To solve this issue, there are a few ways to go. The best way would be to seek amendments to the copyright law to carve out further protections for libraries who are sharing electronic resources and streaming access in furtherance of their missions. This type of discussion is happening in Washington right now, and it is critical that everyone is rooting for the right revisions to be put into the law.

The second way is of course a version of my second answer above...use contract, and the market share of libraries, as leverage to negotiate for terms that enable the type of access the member is suggesting.  While I am a fan of using contracts to come up with creative solutions, this will not create an even playing field for the different types of institutions who need to benefit from this, so I prefer the legislative option.

I encourage all librarians to monitor this discussion at https://www.copyright.gov/policy/section108/, because the question the member has provided is exactly where the rubber hits the road on that type of legislation.

I am putting screenshots of the Netflix terms of service below this answer, which I took on February 11th, 2022, to show that at least as of this date, that particular streaming service continues to restrict access to personal use (first red box), with very limited exceptions for certain educational showing of certain documentaries in educational settings (second red box).

Thank you to the member for your tenacity, and for submitting this question.

Screenshot of Netflix Terms of Service, point 4. Text reads: 4. Netflix Service. 4.1 You must be at least 18 years of age to become a member of the Netflix service.

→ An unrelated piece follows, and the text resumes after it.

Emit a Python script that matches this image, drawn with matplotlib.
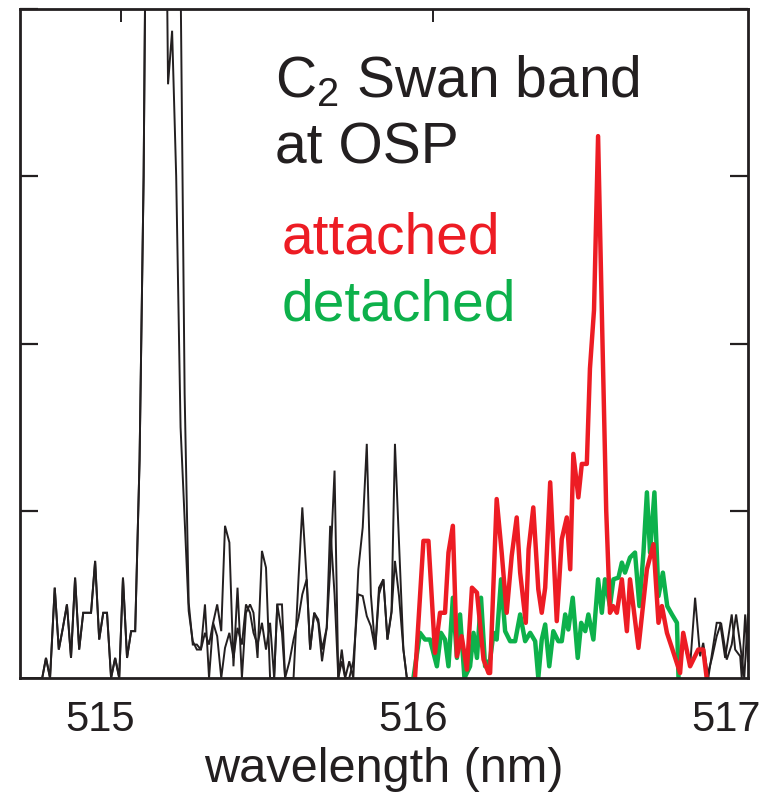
#!/usr/bin/env python3
"""
plot.py
C2 Swan band emission near the outer strike point, attached vs detached.
"""
import numpy as np
import matplotlib
matplotlib.rcParams.update({'font.family': 'Liberation Sans',
                            'mathtext.fontset': 'custom',
                            'mathtext.rm': 'Liberation Sans',
                            'mathtext.it': 'Liberation Sans'})
import matplotlib.pyplot as plt

# ── Data ──────────────────────────────────────────────────────────────────────
# wavelength (nm) of the black part left of the band, shared by both spectra
wl_left = [514.750, 514.815, 514.827, 514.840, 514.855, 514.868, 514.881,
           514.894, 514.907, 514.920, 514.933, 514.946, 514.958, 514.971,
           514.984, 514.997, 515.010, 515.022, 515.035, 515.048, 515.061,
           515.073, 515.086, 515.099, 515.112, 515.126, 515.139, 515.152,
           515.165, 515.178, 515.191, 515.204, 515.217, 515.230, 515.243,
           515.257, 515.270, 515.283, 515.296, 515.309, 515.322, 515.335,
           515.348, 515.361, 515.374, 515.387, 515.399, 515.413, 515.426,
           515.439, 515.453, 515.466, 515.479, 515.490, 515.503, 515.517,
           515.530, 515.543, 515.556, 515.566, 515.581, 515.591, 515.605,
           515.618, 515.634, 515.646, 515.660, 515.671, 515.684, 515.697,
           515.709, 515.724, 515.735, 515.749, 515.761, 515.772, 515.783,
           515.796, 515.809, 515.825, 515.839, 515.852, 515.865, 515.879,
           515.891, 515.905, 515.918, 515.931, 515.942, 515.955, 515.969,
           515.980, 515.990]
att_left = [0, 0, 0.12, 0, 0.54, 0.17, 0.30, 0.44, 0.12, 0.60, 0.17, 0.39,
            0.39, 0.39, 0.70, 0.23, 0.39, 0.39, 0, 0.12, 0, 0.60, 0.12, 0.28,
            0.28, 1.3, 3.0, 6.0, 9.0, 12.0, 10.0, 6.0, 3.55, 3.87, 3.0, 1.5,
            0.95, 0.40, 0.22, 0.17, 0.17, 0.44, 0.0, 0.33, 0.44, 0.28, 0.91,
            0.81, 0.07, 0.54, 0.0, 0.39, 0.44, 0.39, 0.12, 0.76, 0.66, 0.0,
            0.0, 0.44, 0.44, 0.0, 0.0, 0.0, 0.60, 1.02, 0.59, 0.17, 0.39,
            0.35, 0.17, 0.30, 0.65, 1.24, 0.0, 0.17, 0.0, 0.10, 0.0, 0.65,
            0.90, 1.40, 0.50, 0.17, 0.50, 0.59, 0.23, 0.40, 1.40, 0.80, 0.17,
            0.0, 0.0]
det_left = [0, 0, 0.12, 0, 0.54, 0.17, 0.30, 0.44, 0.12, 0.60, 0.17, 0.39,
            0.39, 0.39, 0.70, 0.23, 0.39, 0.39, 0, 0.12, 0, 0.60, 0.12, 0.28,
            0.28, 1.3, 3.0, 6.0, 8.0, 11.0, 12.0, 10.0, 8.0, 6.0, 5.0, 4.2,
            1.7, 0.45, 0.20, 0.20, 0.17, 0.27, 0.20, 0.33, 0.25, 0.0, 0.18,
            0.27, 0.12, 0.30, 0.20, 0.44, 0.39, 0.27, 0.20, 0.33, 0.17, 0.33,
            0.0, 0.44, 0.27, 0.0, 0.10, 0.23, 0.36, 0.50, 0.59, 0.17, 0.39,
            0.33, 0.10, 0.30, 0.91, 0.50, 0.0, 0.10, 0.0, 0.0, 0.10, 0.50,
            0.49, 0.37, 0.31, 0.17, 0.54, 0.59, 0.23, 0.39, 0.70, 0.49, 0.17,
            0.0, 0.0]

# attached spectrum across the band and beyond
wl_att = [516.006, 516.033, 516.049, 516.070, 516.086, 516.102, 516.113,
          516.127, 516.140, 516.155, 516.172, 516.188, 516.204, 516.225,
          516.241, 516.246, 516.267, 516.283, 516.299, 516.315, 516.331,
          516.342, 516.360, 516.369, 516.384, 516.400, 516.411, 516.422,
          516.438, 516.459, 516.475, 516.491, 516.502, 516.512, 516.528,
          516.539, 516.555, 516.565, 516.578, 516.591, 516.604, 516.617,
          516.629, 516.639, 516.651, 516.667, 516.683, 516.693, 516.720,
          516.747, 516.768, 516.784, 516.795, 516.811, 516.827, 516.853,
          516.863, 516.885, 516.911, 516.927, 516.938,
          516.955, 516.970, 516.984, 517.002, 517.018, 517.032, 517.045,
          517.058, 517.070]
att_band = [0, 0.82, 0.82, 0.15, 0.39, 0.39, 0.75, 0.91, 0.13, 0.25, 0.05,
            0.54, 0.51, 0.11, 0.03, 0.03, 1.07, 0.75, 0.39, 0.73, 0.96, 0.63,
            0.33, 0.77, 1.02, 0.53, 0.39, 0.54, 1.17, 0.34, 0.83, 0.96, 0.65,
            1.34, 1.08, 1.28, 1.28, 1.85, 2.2, 3.24, 2.1, 1.0, 0.39, 0.43,
            0.39, 0.59, 0.28, 0.59, 0.18, 0.65, 0.80, 0.33, 0.43, 0.27, 0.18,
            0.03, 0.27, 0.07, 0.17, 0.17, 0.0,
            0.12, 0.25, 0.33, 0.11, 0.20, 0.38, 0.20, 0.0, 0.38]

# detached spectrum across the band and beyond
wl_det = [516.001, 516.022, 516.038, 516.054, 516.076, 516.089, 516.102,
          516.113, 516.127, 516.140, 516.150, 516.164, 516.182, 516.193,
          516.204, 516.217, 516.230, 516.246, 516.257, 516.267, 516.281,
          516.294, 516.310, 516.326, 516.342, 516.358, 516.374, 516.390,
          516.400, 516.411, 516.422, 516.435, 516.448, 516.464, 516.475,
          516.486, 516.496, 516.510, 516.526, 516.537, 516.550, 516.560,
          516.576, 516.591, 516.603, 516.613, 516.629, 516.640, 516.656,
          516.667, 516.677, 516.693, 516.709, 516.723, 516.736, 516.747,
          516.757, 516.771, 516.784, 516.798, 516.812, 516.827, 516.843,
          516.848,
          516.864, 516.885, 516.901, 516.917, 516.927, 516.943, 516.970,
          516.981, 516.997, 517.018, 517.029, 517.045, 517.050, 517.061,
          517.070]
det_band = [0, 0.27, 0.23, 0.23, 0.07, 0.27, 0.23, 0.07, 0.48, 0.12, 0.38,
            0.0, 0.07, 0.27, 0.12, 0.48, 0.07, 0.11, 0.27, 0.23, 0.59, 0.28,
            0.22, 0.22, 0.38, 0.22, 0.27, 0.22, 0.0, 0.23, 0.32, 0.07, 0.28,
            0.22, 0.22, 0.38, 0.29, 0.48, 0.12, 0.33, 0.28, 0.38, 0.23, 0.59,
            0.39, 0.59, 0.43, 0.59, 0.60, 0.69, 0.63, 0.72, 0.75, 0.43, 0.75,
            1.11, 0.75, 1.11, 0.49, 0.63, 0.43, 0.38, 0.33, 0.0,
            0.22, 0.07, 0.48, 0.13, 0.21, 0.0, 0.33, 0.33, 0.12, 0.38, 0.17,
            0.13, 0.0, 0.38, 0.10]

band_att = (515.995, 516.940)
band_det = (515.995, 516.850)

xticks = [515, 516, 517]
yticks = [1, 2, 3, 4]

BLACK = '#231f20'
RED = '#ed1c24'
GREEN = '#0db14b'

# ── Assemble spectra ──────────────────────────────────────────────────────────
att_wl = np.array(wl_left + wl_att)
att_y = np.array(att_left + att_band)
det_wl = np.array(wl_left + wl_det)
det_y = np.array(det_left + det_band)

# ── Figure ────────────────────────────────────────────────────────────────────
fig = plt.figure(figsize=(7.66, 7.93), dpi=100)
ax = fig.add_axes([20 / 766, 1 - 678 / 793, 728 / 766, 669 / 793])

ax.plot(det_wl, det_y, color=BLACK, lw=1.4, solid_joinstyle='miter')
ax.plot(att_wl, att_y, color=BLACK, lw=1.4, solid_joinstyle='miter')

m = (det_wl >= band_det[0]) & (det_wl <= band_det[1])
ax.plot(det_wl[m], det_y[m], color=GREEN, lw=3.2)
m = (att_wl >= band_att[0]) & (att_wl <= band_att[1])
ax.plot(att_wl[m], att_y[m], color=RED, lw=3.2)

ax.set_xlim(514.744, 517.070)
ax.set_ylim(0, 4)
ax.set_xticks(xticks)
ax.set_yticks(yticks)
ax.tick_params(axis='x', length=0, labelsize=30, pad=16, colors=BLACK)
ax.tick_params(axis='y', direction='in', length=13, width=1.6, left=True,
               right=True, labelleft=False, colors=BLACK)
for s in ax.spines.values():
    s.set_linewidth(2.0)
    s.set_color(BLACK)

# short tick marks along the top edge
top = ax.secondary_xaxis('top')
top.set_xticks([515.067, 516.064])
top.tick_params(direction='in', length=9, width=1.4, labeltop=False,
                colors=BLACK)
top.spines['top'].set_visible(False)

ax.set_xlabel('wavelength (nm)', fontsize=35, color=BLACK, labelpad=5)

fig.text(275 / 766, 1 - 97 / 793, r'C$_{\mathrm{2}}$ Swan band', fontsize=41,
         color=BLACK, va='baseline')
fig.text(275 / 766, 1 - 163 / 793, 'at OSP', fontsize=41, color=BLACK,
         va='baseline')
fig.text(282 / 766, 1 - 253 / 793, 'attached', fontsize=41, color=RED,
         va='baseline')
fig.text(282 / 766, 1 - 320 / 793, 'detached', fontsize=41, color=GREEN,
         va='baseline')

fig.savefig('out.png', dpi=100)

Individuals under the age of 18 may only utilize the service with the involvement of a parent or legal guardian, under such person's account and otherwise subject to these Terms of Use. 4.2 The Netflix service and any content accessed through our service are for your personal and non-commercial use only and may not be shared with individuals beyond your household. During your Netflix membership, we grant you a limited, non-exclusive, non-transferable right to access the Netflix service and Netflix content through the service. Except for the foregoing, no right, title, or interest shall be transferred to you. You agree not to use the service for public performances.


Screenshot of Netflix Help Center Page. Text reads: Currently viewing information for United States. Educational Screenings of Documentaries. Some Netflix Original educaional documentaries are available for one-time educational screenings. To find out which titles are available for educational screenings, visit media.netflix.com and search for the title or browse our recent and upcoming releases. Titles that are available for educational screening will display the following grant of permission on their details page: Grant of Permission for Educational Screenings. Netflix is proud to present original documentaries that speak to our users in a meaningful way. We know that many of you are as excited about these films as we are; and because of their information aspects, you'd like to. Text is cut off here and you must visit the page for more information.


[1] Actually, based on what I've seen, "all," but most of the services reserve the right to change the license without notification to the end user, and of course, I am not omniscient, so I'd like to think there's a streaming service out there somewhere with less draconian terms. Hope springs eternal!

[2] And swallow it, digest it, and create this end product.  Many thanks to CLRC and member Hamilton Public Library for your patience!   It took a rain-logged, windy Saturday in February 2022 to get me in the right head space for this.

[3] I took a look, and of course, "National Librarian Day" happens every year in April. As librarians no doubt know, NLD is billed as a chance to "celebrate" your local librarian. Interestingly, April also hosts international "Be Nice to Lawyers Day." That's right...we have ONE day a year when people are told to be "nice" to their lawyer!